Maybe I’m just getting old – there’s certainly no debate on that subject – but I feel like we skipped a month between October and December with the election taking up a small part of November.
As I was hiding the leftover portion of Halloween candy on the first of November, my neighbor across the road was putting up Christmas lights and a tree. I was still getting toilet paper out of the front maples to save for an emergency, but the neighborhood was already heating up hot cider, putting Frosty on the roof, and burning my retinas out with super bright lights in their bushes that are suppose to use less energy – or so says GE.
It seems to me we’re missing something somewhere, and I don’t know how to slow this modern-day process of pushing time. We should all be thinking of good memories of family, our many blessings in life, home-cooked fattening foods, bad football games in the yard, and, most of all, how we can combine all of these wonderful experiences into one jam-packed day called Thanksgiving. Instead, we’re replacing it with Black Friday and multiple days of Gray Tuesdays and forgetting about the holiday that should involve counting our blessings before counting our stuff.
Thanksgiving was very important to me as a child because I knew as soon as it was over, Christmas was just around the corner. Today, we straightened that corner out and put in a freeway right to the discount store. True, back in my day as a kid, we did farm work on Thanksgiving like killed hogs, gathered corn, and stripped tobacco, but during that weekend, we did gather together to give thanks for our many blessings and enjoyed being with family. No one left to rush out to a sale, and Christmas seemed to be months away.
However, today, children don’t have the same understanding of Thanksgiving as I did due to our current society’s commercialization of the holiday period. Beginning after the Fourth of July celebrations, you can order the Christmas Holidays Traditional Music collection over the TV. If that’s not bad enough for pushing the season, you can select your favorite genuine artificial Christmas tree at Wally World in the next aisle over from school supplies around the first of September.
It sure wouldn’t hurt to re-examine what Thanksgiving is all about. It’s a time to give thanks for our many blessings, and our country, as a whole, has been well blessed. Thanksgiving is a time to share those blessings and thank God above for the families we have and the hopes we have for the future.
One of our greatest blessings we have as Americans is the abundance we enjoy. As families gather around their dining room tables this Thanksgiving, many will enjoy a safe and affordable bounty of food products. Nowhere else in the world will the amount and variety be found like what will be exhibited on tables across this country. From the turkey to the pumpkin pie and the cranberry sauce to the dressing, America’s citizenry will enjoy a day of eating like no other.

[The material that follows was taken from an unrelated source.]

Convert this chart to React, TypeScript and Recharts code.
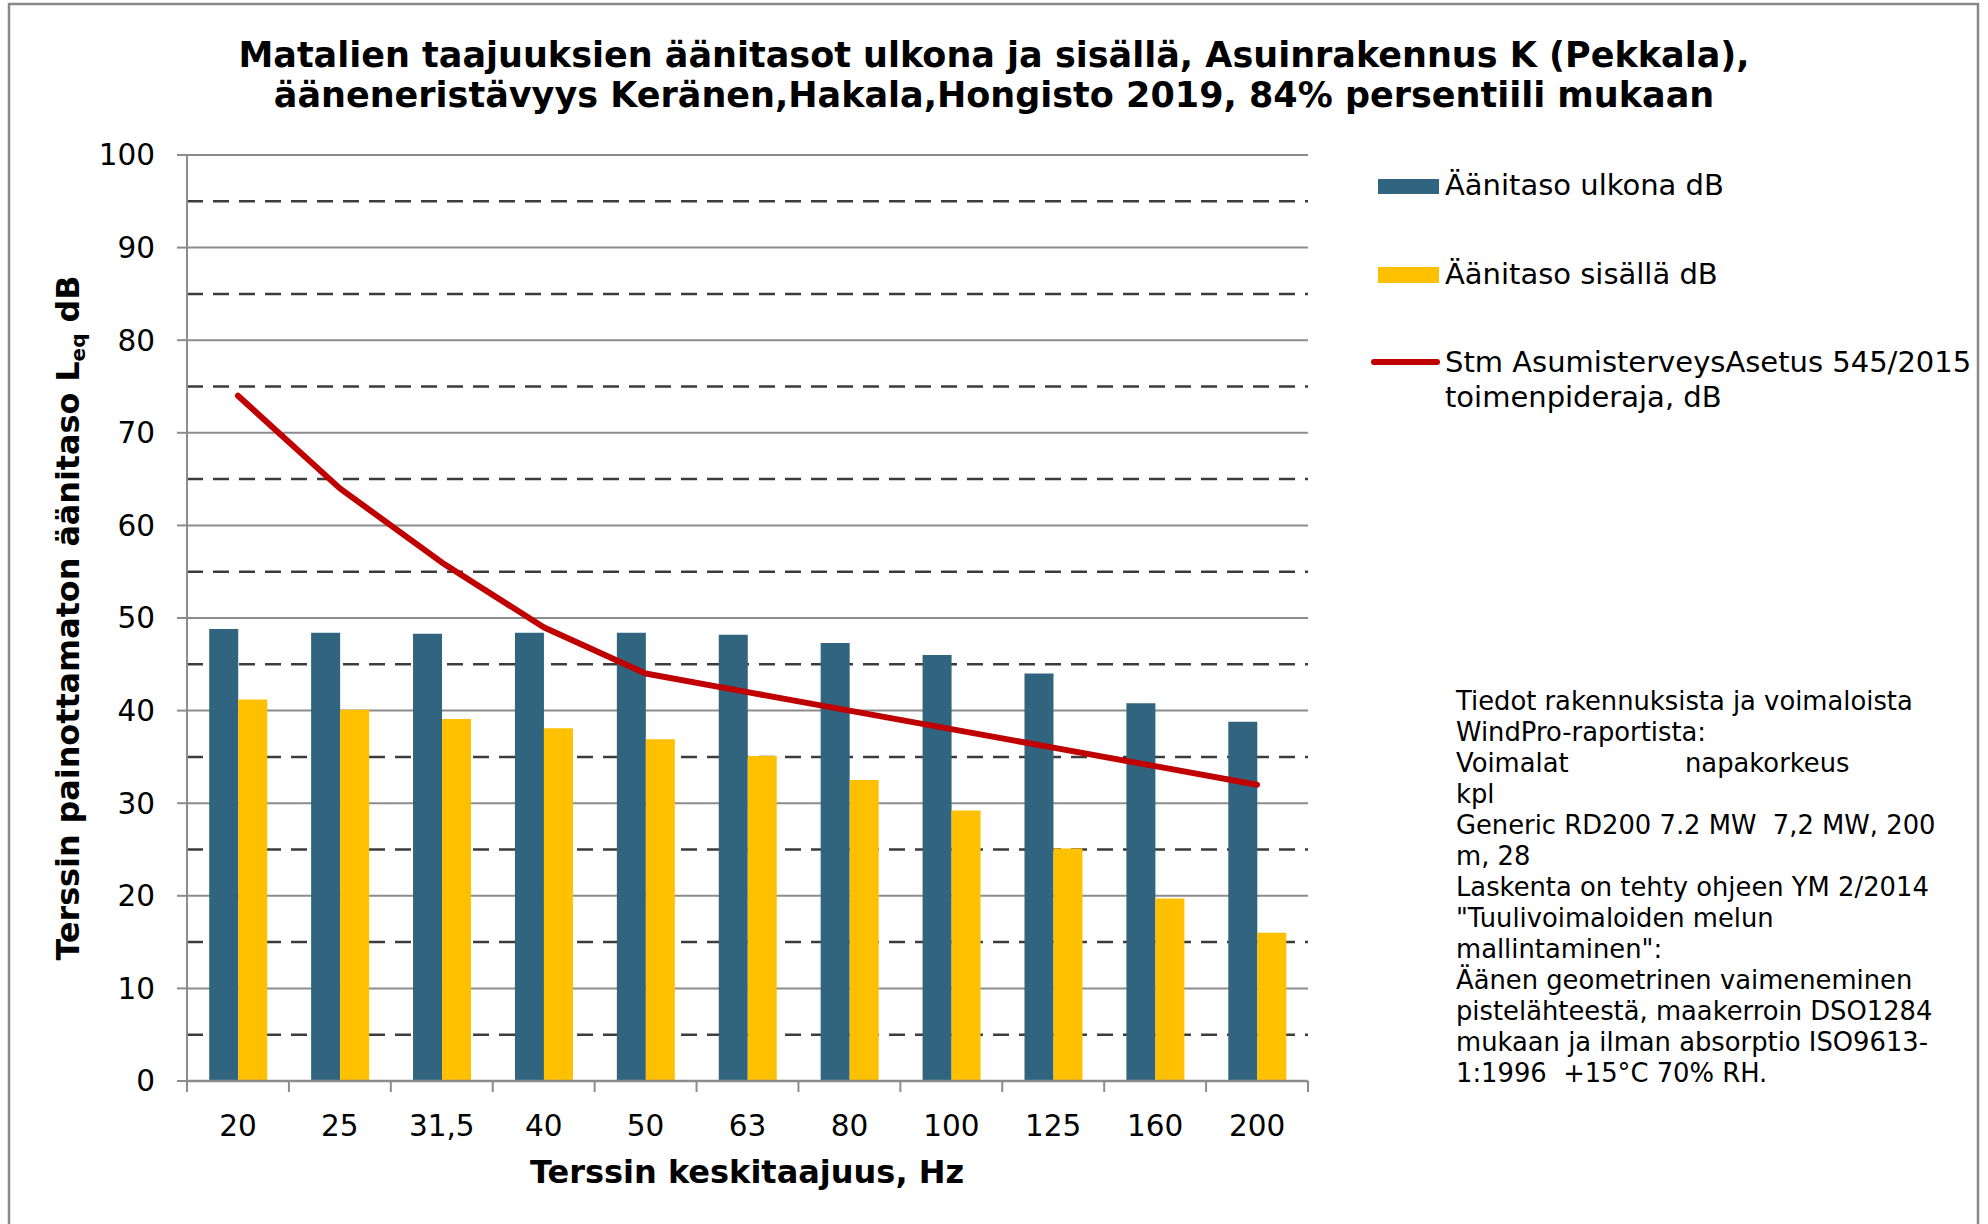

I’m sure many of you noticed I used the term “dressing” in the last sentence. I still say stuffing is something you’d find in a couch or a previously live animal that now hangs on the wall. Dressing is made from a mixture of cornbread and other great tasting items. Both my mother and wife could make the best dressing ever, but this summer, I lost my mother, and my wife is also no longer with us, but they taught me how to do dressing, so that blessing will continue. No matter where you live or what you call it, you have the freedom to do so without any problem or fear.
The Pilgrims started it all, as all of us know the origin of the day, but it is reported on wilstar.com that it was Sarah Josepha Hale, a magazine editor, whose efforts eventually led to what we recognize as Thanksgiving. Hale wrote many editorials for her cause in her Boston Ladies’ Magazine, and later in Godey’s Lady’s Book. Finally, after 40 years of her writing editorials and letters to governors and presidents, in 1863, President Abraham Lincoln proclaimed the last Thursday in November as a national day of Thanksgiving.
The proclamation was made after Lincoln delivered his famous Gettysburg Address on Nov. 19, 1863 as a way and a hope to heal a nation at war. The date was changed a couple of times, but in 1941, Thanksgiving was finally sanctioned by Congress as a legal holiday on the fourth Thursday in November.
For me, I’ll keep my pumpkins out front, fall colors on the door, and the two Native-American carvings on the dining room table while my neighborhood goes Ernest Saves Christmas in its entire splendor. I’ll hold off on Christmas a little while longer and have a Happy Thanksgiving, as well as enjoy my dressing, without Frosty on the roof.